Several months later, his mother, Ann Marie, stuck wooden crosses on the side of the road near the spot where he died, as way of honoring Anthony's memory. We've all seen similar memorials. They're as common-place as road signs, scattered alongside our streets and highways, reminding us of lives lost due to car accidents and of our duty to drive safely.
For Ann Marie Devaney, this memorial is a simple gesture of love.
But when this memorial came to attention of the American Humanist Association, they reacted with an atheistic version of road rage. Contacting the various city officials and threatening a lawsuit, they demanded the crosses be removed "immediately" from the right-of-way.
Lake Elsinore took the threat seriously. The group's demand letter came a week after a U.S. District Court judge ruled in favor of a legal challenge brought by AHA against Lake Elsinore's proposed veterans memorial. The initial plans for the monument depicted a soldier kneeling in front of crosses and Stars of David.
Unwilling to risk another defeat, the city buckled, and asked the family to remove their crosses from that meaningful place.
Though the city failed them, fellow citizens did not. Where the two crosses were removed, even more have sprung up in their place, put there by others who understand their constitutional rights and want to support this family they don't know personally during their time of grief.
For their part, and as way of consolation, Lake Elsinore did offer the family a more permanent memorial.
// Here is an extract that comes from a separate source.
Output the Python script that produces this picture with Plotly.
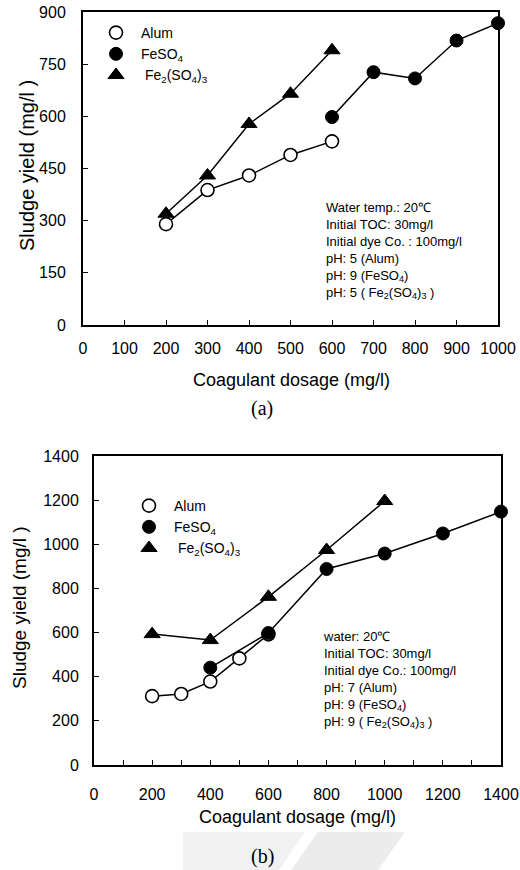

A few weeks after the roadside crosses came down, a tree was planted and a plaque was installed in a local park, paid for by the city. The plaque makes no mention of religion.
And this is an important distinction. Apparently, AHA doesn't have a beef with anyone remembering Anthony; the issue is remembering him with a cross, a symbol linked to the Christian faith.
There are other types of roadside memorials, like the trendy "ghost bike," consisting of an old bicycle painted white, placed and chained in spot where a cyclist has died, informing all who see it that the deceased was a cyclist. AHA does not have an on-going campaign to remove ghost bikes. They only want to eliminate the cross.
The roadside cross, at least for some, indicates that the person who died there was a Christian. This was true of Anthony Devaney. But if someone can be remembered as a cyclist, why can't Anthony be remembered as a Christian? "It's so petty and sad that they have to complain over removing a cross," said Ann Marie Devaney, while on site to remove the crosses memorializing her son's death. "It's his personal preference that he was a Christian. What's wrong with having a cross up?"
Indeed, what is wrong with having a cross up? Because crosses are universally associated with honoring the dead, an atheist or some other potential objector is not deprived of any right by merely noticing its presence-even assuming a driver can observe it via peripheral vision while travelling 70 miles per hour. This is particularly true when the cross is purchased and placed by a private citizen, like Ann Marie Devaney, because the speech is her own, and not that of the government.
It appears our friends at AHA are cross phobes. What the American Humanist Association and their ilk are trying to do-with some success-is purge all reminders of faith from public view.
As Christians, we must be vigilant and stand up to these cross bullies, encouraging our city leaders to do the same. Like everyone else, Christians have a rightful place in the public square. We retain the freedom to live-and to die-as Christians.